Alsup was responding to a lawsuit filed on Feb. 19 by the American Federation of Government Employees and other groups, who argued that the administration had ignored federal laws governing probationary employees and, essentially, had executed reductions in force without following the proper procedures. 

OPM and the Justice Department had argued AFGE did not bring the case to the proper jurisdiction and should instead seek remediation before the Federal Labor Relations Authority or the Merit Systems Protection Board. They also argued the president may hire and fire anyone he wants in the executive branch. 

Alsup said that firing federal workers without proper cause is “just not right in our country.” He will next hold a hearing on March 13. 

The Trump administration also argued that it never ordered the firings. 

But on Feb. 13, OPM officials told agency human-resources leaders to begin terminating probationary employees, a source familiar told Government Executive at the time. That call was widely reported. On Feb. 14, OPM sent a follow-up memo instructing agencies to “separate probationary employees that you have not identified as mission-critical no later than end of day Monday, 2/17.” 

Alsup said it was unreasonable to suggest that agencies across government simultaneously decided to fire probationary employees on their own volition, and the nation cannot “run our agencies with lies.”

AFGE President Everett Kelley called the decision an “initial victory.” 

“OPM’s direction to agencies to engage in the indiscriminate firing of federal probationary employees is illegal—plain and simple—and our union will keep fighting until we put a stop to these demoralizing and damaging attacks on our civil service once and for all,” Kelley said. 
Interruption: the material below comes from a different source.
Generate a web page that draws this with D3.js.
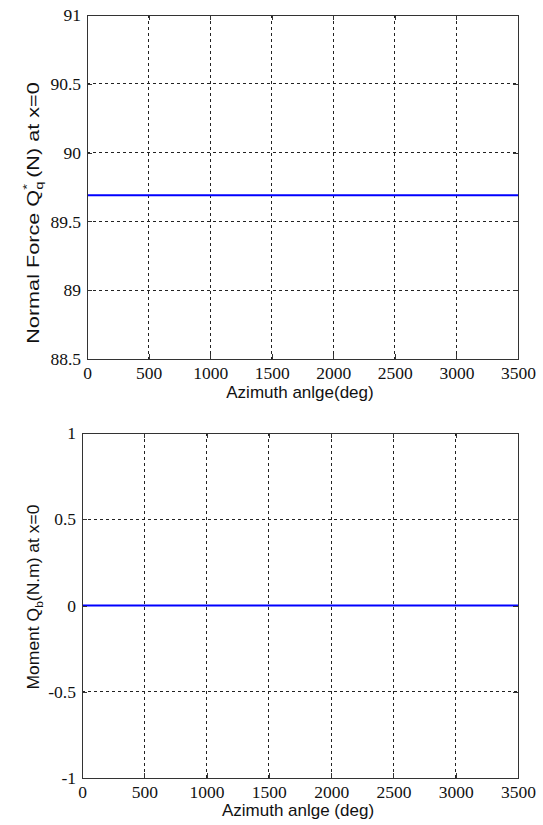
<!DOCTYPE html>
<html><head><meta charset="utf-8">
<script src="https://cdn.jsdelivr.net/npm/d3@7/dist/d3.min.js"></script>
<style>body{margin:0;background:#fff;} svg{display:block;}
.tick text{font-family:"Liberation Serif","Tinos","DejaVu Serif",serif !important;}
</style>
</head><body>
<script>
const xTicks = [0, 500, 1000, 1500, 2000, 2500, 3000, 3500];
const azimuth = [0, 3500];
const normalForce = [89.69, 89.69];
const normalTicks = [88.5, 89, 89.5, 90, 90.5, 91];
const moment = [0, 0];
const momentTicks = [-1, -0.5, 0, 0.5, 1];

const svg = d3.select("body").append("svg").attr("width", 543).attr("height", 825);
const SERIF = '"Liberation Serif", "Tinos", "DejaVu Serif", serif';
const SANS = '"Liberation Sans", Arial, sans-serif';

function panel(o) {
  const x = d3.scaleLinear().domain([0, 3500]).range([o.left, o.right]);
  const y = d3.scaleLinear().domain(o.ydom).range([o.bottom, o.top]);
  const g = svg.append("g");
  g.selectAll(".gx").data(xTicks.slice(1, -1)).enter().append("line")
    .attr("x1", d => x(d)).attr("x2", d => x(d)).attr("y1", o.top).attr("y2", o.bottom)
    .attr("stroke", "#222").attr("stroke-width", 1).attr("stroke-dasharray", "3,3").attr("shape-rendering", "crispEdges");
  g.selectAll(".gy").data(o.yticks.slice(1, -1)).enter().append("line")
    .attr("y1", d => y(d)).attr("y2", d => y(d)).attr("x1", o.left).attr("x2", o.right)
    .attr("stroke", "#222").attr("stroke-width", 1).attr("stroke-dasharray", "3,3").attr("shape-rendering", "crispEdges");
  const line = d3.line().x((d, i) => x(azimuth[i])).y(d => y(d));
  g.append("path").datum(o.values).attr("d", line).attr("fill", "none").attr("stroke", "#0000ff").attr("stroke-width", 2);
  const fmt = d => String(d);
  const axB = d3.axisBottom(x).tickValues(xTicks).tickSize(-5).tickPadding(8).tickFormat(fmt);
  const axT = d3.axisTop(x).tickValues(xTicks).tickSize(-5).tickFormat("");
  const axL = d3.axisLeft(y).tickValues(o.yticks).tickSize(-5).tickPadding(6).tickFormat(fmt);
  const axR = d3.axisRight(y).tickValues(o.yticks).tickSize(-5).tickFormat("");
  const styleAx = sel => {
    sel.attr("font-family", null).attr("font-size", null);
    sel.selectAll("path,line").attr("stroke", "#333").attr("shape-rendering", "crispEdges");
    sel.selectAll("text").attr("font-family", SERIF).attr("font-size", 17.5).attr("fill", "#111");
  };
  g.append("g").attr("transform", `translate(0,${o.bottom})`).call(axB).call(styleAx);
  g.append("g").attr("transform", `translate(0,${o.top})`).call(axT).call(styleAx);
  g.append("g").attr("transform", `translate(${o.left},0)`).call(axL).call(styleAx);
  g.append("g").attr("transform", `translate(${o.right},0)`).call(axR).call(styleAx);
  g.selectAll(".domain").attr("fill", "none");
  g.append("text").attr("x", o.xlabX).attr("y", o.xlabY).attr("text-anchor", "middle")
    .attr("font-family", SANS).attr("font-size", 17).attr("fill", "#111").text(o.xlabel);
  const yl = g.append("text").attr("text-anchor", "middle")
    .attr("font-family", SANS).attr("font-size", 16).attr("fill", "#111");
  o.ylabel(yl);
  const len = yl.node().getComputedTextLength() || o.ylabLen;
  const sx = o.ylabLen / len;
  yl.attr("transform", `translate(39,${o.ylabY}) rotate(-90) scale(${sx},1)`);
}

panel({
  left: 87, right: 518, top: 15, bottom: 359, ydom: [88.5, 91], yticks: normalTicks, values: normalForce,
  xlabel: "Azimuth anlge(deg)", xlabX: 300, xlabY: 398, ylabY: 213, ylabLen: 270,
  ylabel: t => {
    t.append("tspan").text("Normal Force Q");
    t.append("tspan").attr("font-size", 11).attr("dy", 4).text("q");
    t.append("tspan").attr("font-size", 11).attr("dx", -6).attr("dy", -12).text("*");
    t.append("tspan").attr("dy", 8).text(" (N) at x=0");
  }
});
panel({
  left: 82, right: 518, top: 433, bottom: 778, ydom: [-1, 1], yticks: momentTicks, values: moment,
  xlabel: "Azimuth anlge (deg)", xlabX: 298, xlabY: 816, ylabY: 597, ylabLen: 185,
  ylabel: t => {
    t.append("tspan").text("Moment Q");
    t.append("tspan").attr("font-size", 11).attr("dy", 4).text("b");
    t.append("tspan").attr("dy", -4).text("(N.m) at x=0");
  }
});
</script>
</body></html>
The setback was the second for the Trump administration’s efforts to fire probationary employees. On Feb. 25, the Merit Systems Protection Board affirmed a finding by the Office of Special Counsel that the firings were likely unlawful, and ordered six fired probationary employees to be at least temporarily reinstated into their jobs. OSC is now looking at expanding its recommendations for a much broader population.

Around Feb. 13, the Trump administration began firing thousands of federal workers who are in their probationary periods—typically, people hired within the past one to two years, but also including veteran employees who have been promoted or transferred to a different job. Such workers have weaker civil service job protections than federal employees whose probationary periods have passed. The legal rationale for quickly dismissing longtime workers is less clear.

The firings are ongoing and were expected to eclipse at least 25,000 this week.

Separately, the Trump administration has directed agencies to institute widespread layoffs of non-probationary employees across government.